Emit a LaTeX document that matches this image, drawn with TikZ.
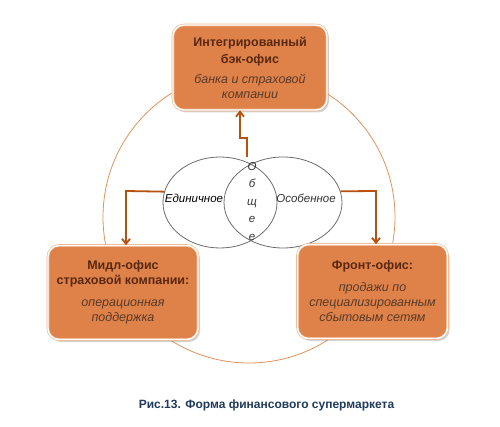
\documentclass[tikz,border=0pt]{standalone}
\usepackage{fontspec}
\setmainfont{Liberation Sans}
\usetikzlibrary{shapes.geometric,arrows.meta,shadows}
\definecolor{boxfill}{HTML}{DE824A}
\definecolor{boxline}{HTML}{EDB48C}
\definecolor{boldtxt}{HTML}{5A2810}
\definecolor{ittxt}{HTML}{5A3A28}
\definecolor{arrowc}{HTML}{B8500F}
\definecolor{ringc}{HTML}{E0925C}
\definecolor{capc}{HTML}{1F3A5C}
\tikzset{
  officebox/.style={rectangle, rounded corners=11pt, fill=boxfill, draw=boxline,
    line width=0.6pt, double=white, double distance=1.4pt,
    minimum width=150pt, minimum height=94pt, align=center, inner sep=0pt,
    font=\fontsize{12.5}{15}\selectfont,
    drop shadow={opacity=0.35, shadow xshift=2pt, shadow yshift=-2.5pt}},
  venn/.style={ellipse, draw=black!58, line width=0.8pt, inner sep=0pt},
  link/.style={draw=arrowc, line width=1.8pt, -{Straight Barb[length=5pt,width=8pt]}},
}
\newcommand{\bl}[1]{{\bfseries\color{boldtxt}#1}}
\newcommand{\il}[1]{{\itshape\color{ittxt}#1}}
\begin{document}
\begin{tikzpicture}[x=1pt,y=-1pt]
\useasboundingbox (0,0) rectangle (500,427);
% ring
\draw[ringc, line width=0.8pt] (249,217) circle (146);
% venn
\node[venn, minimum width=114pt, minimum height=91pt] (L) at (220,202.5) {};
\node[venn, minimum width=118pt, minimum height=91pt] (R) at (283,202.5) {};
\node[font=\fontsize{11.5}{14}\selectfont\itshape, text=black] (Le) at (194,198) {Единичное};
\node[font=\fontsize{11.5}{14}\selectfont\itshape, text=black!80] (Ro) at (306,198) {Особенное};
\node[font=\fontsize{11.5}{17.5}\selectfont\itshape, text=black!80, align=center] (Ob) at (252,201.5) {О\\б\\щ\\е\\е};
% boxes
\node[officebox, minimum width=154pt, minimum height=85pt] (T) at (250,67.5)
  {\bl{Интегрированный}\\[2pt]\bl{бэк-офис}\\[5pt]\il{банка и страховой}\\\il{компании}};
\node[officebox] (M) at (123,292.5)
  {\bl{Мидл-офис}\\\bl{страховой компании:}\\[7pt]\il{операционная}\\\il{поддержка}};
\node[officebox] (F) at (372.5,291.5)
  {\bl{Фронт-офис:}\\[7pt]\il{продажи по}\\\il{специализированным}\\\il{сбытовым сетям}};
% arrows
\coordinate (itop) at (247,157);
\draw[link] (itop) -- (247,138) -- (240,138) -- (T.south -| 240,0);
\draw[link] (L.169) -- (126,191) -- (M.north -| 126,0);
\draw[link] (R.11) -- (376,191) -- (F.north -| 376,0);
% caption
\node[font=\fontsize{12}{14}\selectfont\bfseries, text=capc] (cap) at (266.5,405) {Рис.13. Форма финансового супермаркета};
\end{tikzpicture}
\end{document}
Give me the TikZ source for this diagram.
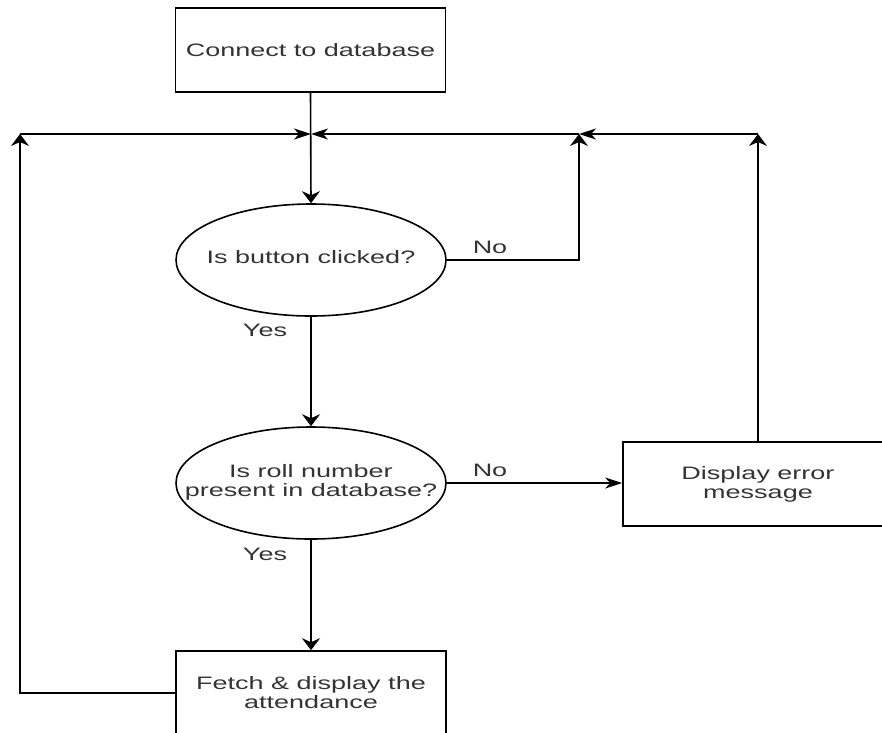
\documentclass[tikz,border=0pt]{standalone}
\usepackage{fontspec}
\setmainfont{Liberation Sans}[FakeStretch=1.5]
\usetikzlibrary{shapes.geometric,arrows.meta}
\definecolor{txt}{gray}{0.2}
\newcommand{\zw}[1]{\makebox[0pt][c]{\begin{tabular}{@{}c@{}}#1\end{tabular}}}
\tikzset{
  box/.style={draw, line width=1.6pt, rectangle, minimum width=270pt, minimum height=84pt, inner sep=0pt, align=center, text=txt, font=\fontsize{18}{19}\selectfont},
  decision/.style={draw, line width=1.6pt, ellipse, minimum width=270pt, minimum height=112pt, inner sep=0pt, text=txt, font=\fontsize{18}{19}\selectfont},
  lbl/.style={text=txt, font=\fontsize{18}{19}\selectfont, inner sep=0pt},
  arrV/.style={line width=1.6pt, -{Stealth[length=12pt, width=18pt, inset=4pt]}},
  arrH/.style={line width=1.6pt, -{Stealth[length=17pt, width=11pt, inset=5pt]}},
}
\begin{document}
\begin{tikzpicture}[x=1pt, y=-1pt]
\useasboundingbox (0,0) rectangle (882,732);
\clip (0,0) rectangle (882,732);
\node[box] (connect) at (310.5,50) {Connect to database};
\node[decision] (q1) at (311,260) {\zw{Is button clicked?}};
\node[decision] (q2) at (311,483) {\zw{Is roll number\\present in database?}};
\node[box] (err) at (758,484) {Display error\\message};
\node[box] (fetch) at (311,693) {Fetch \& display the\\attendance};
\coordinate (j0) at (311,134);
\coordinate (jL) at (20,134);
\coordinate (jR1) at (579,134);
\coordinate (jR2) at (758,134);
\node[lbl] (no1) at (490,247) {No};
\node[lbl] (yes1) at (265,330) {Yes};
\node[lbl] (no2) at (490,470) {No};
\node[lbl] (yes2) at (265,554) {Yes};
\draw[arrV] (connect.south) -- (q1.north);
\draw[arrV] (q1.south) -- (q2.north);
\draw[arrV] (q2.south) -- (fetch.north);
\draw[arrH] (q2.east) -- (q2.east -| err.west);
\draw[arrV] (q1.east) -| (jR1);
\draw[arrH] (jR1) -- (j0);
\draw[arrV] (err.north) -- (jR2);
\draw[arrH] (jR2) -- (jR1);
\draw[arrV] (fetch.west) -| (jL);
\draw[arrH] (jL) -- (j0);
\end{tikzpicture}
\end{document}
==============================
What you return should match the records above word for word, minus the pictures.

SOLUTION TO THE PROBLEM –
Emit a LaTeX document that matches this image, drawn with TikZ.
\documentclass[tikz,border=0pt]{standalone}
\usepackage{fontspec}
\setmainfont{Liberation Sans}
\usetikzlibrary{shapes.geometric,arrows.meta,shadows}
\definecolor{boxfill}{HTML}{DE824A}
\definecolor{boxline}{HTML}{EDB48C}
\definecolor{boldtxt}{HTML}{5A2810}
\definecolor{ittxt}{HTML}{5A3A28}
\definecolor{arrowc}{HTML}{B8500F}
\definecolor{ringc}{HTML}{E0925C}
\definecolor{capc}{HTML}{1F3A5C}
\tikzset{
  officebox/.style={rectangle, rounded corners=11pt, fill=boxfill, draw=boxline,
    line width=0.6pt, double=white, double distance=1.4pt,
    minimum width=150pt, minimum height=94pt, align=center, inner sep=0pt,
    font=\fontsize{12.5}{15}\selectfont,
    drop shadow={opacity=0.35, shadow xshift=2pt, shadow yshift=-2.5pt}},
  venn/.style={ellipse, draw=black!58, line width=0.8pt, inner sep=0pt},
  link/.style={draw=arrowc, line width=1.8pt, -{Straight Barb[length=5pt,width=8pt]}},
}
\newcommand{\bl}[1]{{\bfseries\color{boldtxt}#1}}
\newcommand{\il}[1]{{\itshape\color{ittxt}#1}}
\begin{document}
\begin{tikzpicture}[x=1pt,y=-1pt]
\useasboundingbox (0,0) rectangle (500,427);
% ring
\draw[ringc, line width=0.8pt] (249,217) circle (146);
% venn
\node[venn, minimum width=114pt, minimum height=91pt] (L) at (220,202.5) {};
\node[venn, minimum width=118pt, minimum height=91pt] (R) at (283,202.5) {};
\node[font=\fontsize{11.5}{14}\selectfont\itshape, text=black] (Le) at (194,198) {Единичное};
\node[font=\fontsize{11.5}{14}\selectfont\itshape, text=black!80] (Ro) at (306,198) {Особенное};
\node[font=\fontsize{11.5}{17.5}\selectfont\itshape, text=black!80, align=center] (Ob) at (252,201.5) {О\\б\\щ\\е\\е};
% boxes
\node[officebox, minimum width=154pt, minimum height=85pt] (T) at (250,67.5)
  {\bl{Интегрированный}\\[2pt]\bl{бэк-офис}\\[5pt]\il{банка и страховой}\\\il{компании}};
\node[officebox] (M) at (123,292.5)
  {\bl{Мидл-офис}\\\bl{страховой компании:}\\[7pt]\il{операционная}\\\il{поддержка}};
\node[officebox] (F) at (372.5,291.5)
  {\bl{Фронт-офис:}\\[7pt]\il{продажи по}\\\il{специализированным}\\\il{сбытовым сетям}};
% arrows
\coordinate (itop) at (247,157);
\draw[link] (itop) -- (247,138) -- (240,138) -- (T.south -| 240,0);
\draw[link] (L.169) -- (126,191) -- (M.north -| 126,0);
\draw[link] (R.11) -- (376,191) -- (F.north -| 376,0);
% caption
\node[font=\fontsize{12}{14}\selectfont\bfseries, text=capc] (cap) at (266.5,405) {Рис.13. Форма финансового супермаркета};
\end{tikzpicture}
\end{document}
Give me the TikZ source for this diagram.
\documentclass[tikz,border=0pt]{standalone}
\usepackage{fontspec}
\setmainfont{Liberation Sans}[FakeStretch=1.5]
\usetikzlibrary{shapes.geometric,arrows.meta}
\definecolor{txt}{gray}{0.2}
\newcommand{\zw}[1]{\makebox[0pt][c]{\begin{tabular}{@{}c@{}}#1\end{tabular}}}
\tikzset{
  box/.style={draw, line width=1.6pt, rectangle, minimum width=270pt, minimum height=84pt, inner sep=0pt, align=center, text=txt, font=\fontsize{18}{19}\selectfont},
  decision/.style={draw, line width=1.6pt, ellipse, minimum width=270pt, minimum height=112pt, inner sep=0pt, text=txt, font=\fontsize{18}{19}\selectfont},
  lbl/.style={text=txt, font=\fontsize{18}{19}\selectfont, inner sep=0pt},
  arrV/.style={line width=1.6pt, -{Stealth[length=12pt, width=18pt, inset=4pt]}},
  arrH/.style={line width=1.6pt, -{Stealth[length=17pt, width=11pt, inset=5pt]}},
}
\begin{document}
\begin{tikzpicture}[x=1pt, y=-1pt]
\useasboundingbox (0,0) rectangle (882,732);
\clip (0,0) rectangle (882,732);
\node[box] (connect) at (310.5,50) {Connect to database};
\node[decision] (q1) at (311,260) {\zw{Is button clicked?}};
\node[decision] (q2) at (311,483) {\zw{Is roll number\\present in database?}};
\node[box] (err) at (758,484) {Display error\\message};
\node[box] (fetch) at (311,693) {Fetch \& display the\\attendance};
\coordinate (j0) at (311,134);
\coordinate (jL) at (20,134);
\coordinate (jR1) at (579,134);
\coordinate (jR2) at (758,134);
\node[lbl] (no1) at (490,247) {No};
\node[lbl] (yes1) at (265,330) {Yes};
\node[lbl] (no2) at (490,470) {No};
\node[lbl] (yes2) at (265,554) {Yes};
\draw[arrV] (connect.south) -- (q1.north);
\draw[arrV] (q1.south) -- (q2.north);
\draw[arrV] (q2.south) -- (fetch.north);
\draw[arrH] (q2.east) -- (q2.east -| err.west);
\draw[arrV] (q1.east) -| (jR1);
\draw[arrH] (jR1) -- (j0);
\draw[arrV] (err.north) -- (jR2);
\draw[arrH] (jR2) -- (jR1);
\draw[arrV] (fetch.west) -| (jL);
\draw[arrH] (jL) -- (j0);
\end{tikzpicture}
\end{document}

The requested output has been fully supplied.